Epicentro das enchentes que devastaram o Vale do Taquari em setembro e em novembro de 2023, Muçum reviveu nesta quinta-feira (2) o pesadelo de ver as ruas da cidade tomadas por uma correnteza lamacenta. Com 748mm de chuva registrados desde segunda-feira (29), segundo dados da prefeitura, o Rio Taquari alcançou 25m88cm, destruindo 80% da zona urbana e provocando deslizamentos em cadeia no entorno do município.
Isolados após a queda de pontes e bloqueio de rodovias, os 4,6 mil habitantes não têm como deixar a região nem receber socorro.
— Estamos com o gabinete de crise montado no hospital da cidade, que é o lugar mais alto, mas estamos encurralados. Não tem como sair por cima, por causa dos deslizamentos, nem por baixo, porque o rio alagou tudo — desabafa o prefeito Mateus Trojan (MDB).
Até o final da manhã, a prefeitura contabilizava 220 desabrigados acolhidos em espaços públicos e milhares de pessoas refugiadas nas casas de parentes ou amigos. A zona rural permanece isolada e sem comunicação. Não há energia elétrica nem sinal de celular na região.
Na enchente de setembro, o Rio Taquari subiu até a marca de 26,11 metros em Muçum, matando 18 pessoas no município. Outros dois moradores arrastados pelas águas nunca foram encontrados. Dois meses depois, a cidade foi novamente assolada por uma enxurrada que deixou marcas de água na altura de 23 metros.
Desta vez, choveu mais, mas em um espaço maior de tempo, sem repetir a violência mortífera.
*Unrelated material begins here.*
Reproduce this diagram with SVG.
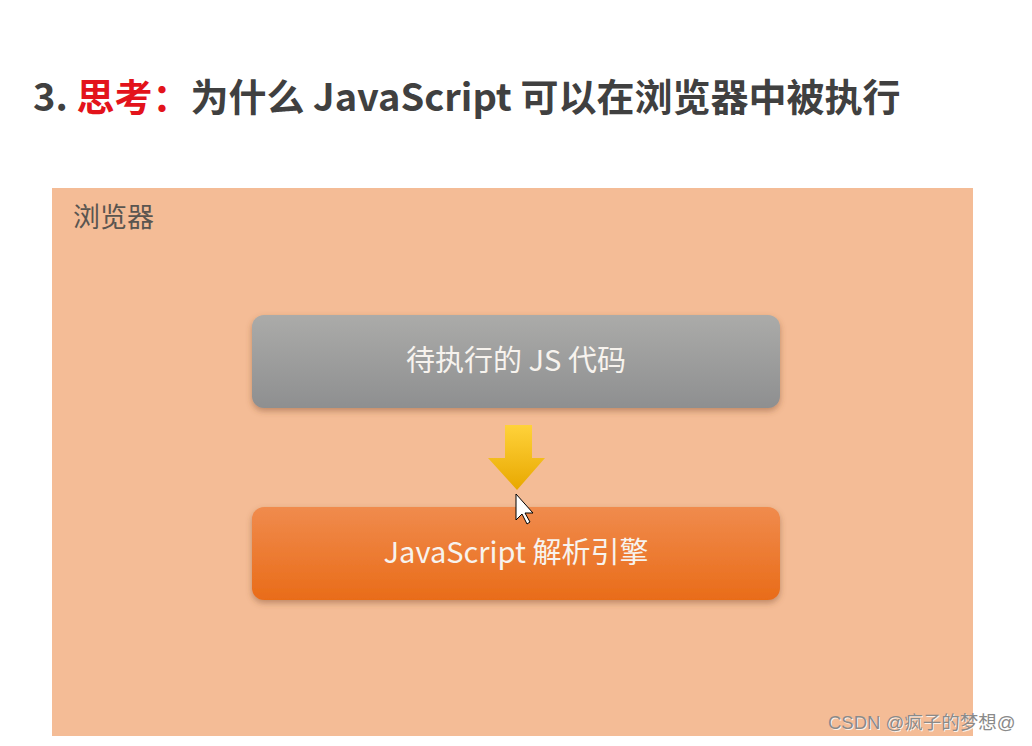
<svg xmlns="http://www.w3.org/2000/svg" width="1032" height="746" viewBox="0 0 1032 746">
<defs>
<style>
.cjk{font-family:"Noto Sans CJK SC","Noto Sans",sans-serif}
.title{font-size:38px;font-weight:bold;fill:#404040}
.box-text{font-size:29px;fill:#F7F3EE;text-anchor:middle}
</style>
<linearGradient id="gGray" x1="0" y1="0" x2="0" y2="1">
<stop offset="0" stop-color="#ABABA9"/><stop offset="1" stop-color="#8E8F90"/>
</linearGradient>
<linearGradient id="gOrange" x1="0" y1="0" x2="0" y2="1">
<stop offset="0" stop-color="#F08B4D"/><stop offset="1" stop-color="#E96C19"/>
</linearGradient>
<linearGradient id="gArrow" x1="0" y1="0" x2="0" y2="1">
<stop offset="0" stop-color="#FFD23A"/><stop offset="1" stop-color="#E8A800"/>
</linearGradient>
<filter id="sh" x="-10%" y="-20%" width="120%" height="150%">
<feDropShadow dx="0" dy="3" stdDeviation="3" flood-color="#7a4a2a" flood-opacity="0.45"/>
</filter>
</defs>
<rect width="1032" height="746" fill="#FFFFFF"/>
<text class="cjk title" x="33" y="111">3. <tspan fill="#E3131B">思考：</tspan>为什么 JavaScript 可以在浏览器中被执行</text>
<g id="browser">
<rect x="52" y="188" width="921" height="548" fill="#F4BC96"/>
<text class="cjk" x="73" y="227" font-size="27" fill="#5A5550">浏览器</text>
</g>
<g id="code">
<rect x="252" y="315" width="528" height="93" rx="12" fill="url(#gGray)" filter="url(#sh)"/>
<text class="cjk box-text" x="516" y="371">待执行的 JS 代码</text>
</g>
<g id="engine">
<rect x="252" y="507" width="528" height="93" rx="12" fill="url(#gOrange)" filter="url(#sh)"/>
<text class="cjk box-text" x="516" y="563">JavaScript 解析引擎</text>
</g>
<g id="connectors">
<polygon points="505,425 532,425 532,458 545,458 517,490 488,458 505,458" fill="url(#gArrow)"/>
</g>
<polygon points="516,494 516,520 522,514 527,524 530,522 525,513 533,513" fill="#FFFFFF" stroke="#000000" stroke-width="1"/>
<text x="828" y="729" font-family="Liberation Sans, Noto Sans CJK SC, sans-serif" font-size="18.5" fill="#FFFFFF" opacity="0.8" transform="translate(1,1)">CSDN @<tspan font-family="Noto Sans CJK SC, sans-serif">疯子的梦想</tspan>@</text>
<text x="828" y="729" font-family="Liberation Sans, Noto Sans CJK SC, sans-serif" font-size="18.5" fill="#8A8A8A">CSDN @<tspan font-family="Noto Sans CJK SC, sans-serif">疯子的梦想</tspan>@</text>
</svg>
Até agora, não há registros de óbitos.
— O rio ainda não subiu tanto como em setembro, mas tem muita água para descer. Os alertas meteorológicos foram melhores, então deu para quase todo mundo sair de casa a tempo, embora a gente não tivesse projeção de que iria chover tanto — diz Trojan.
Espremida entre o Rio Taquari e os morros que delimitam o lado oeste da Serra gaúcha, Muçum registrou mais de 30 deslizamentos desde segunda-feira, conforme levantamento da Defesa Civil e da Secretaria Municipal de Obras.
A cidade está ilhada, em colapso. Tudo foi destruído de novo.
MATEUS TROJAN
Prefeito de Muçum
Tentando gerenciar o caos a partir de uma sala acanhada do Hospital Nossa Senhora Aparecida, único lugar com energia graças a um gerador, o prefeito resume o sentimento geral dos moradores de Muçum, uma cidade que não conhecia desemprego nem miséria até enfrentar as três enchentes que se sucederam nos últimos oito meses.
— A cidade está ilhada, em colapso. Vamos precisar de comida, água, maquinário, gente. Precisamos de tudo, absolutamente tudo. Estávamos num momento de virada de chave, com o comércio se reerguendo, os espaços públicos sendo reconstruídos. Agora, tudo foi destruído de novo. Não consigo imaginar como recuperar a autoestima, o pertencimento, se nós mesmo não conseguimos nos motivar diante de mais um desastre natural — lamenta Trojan.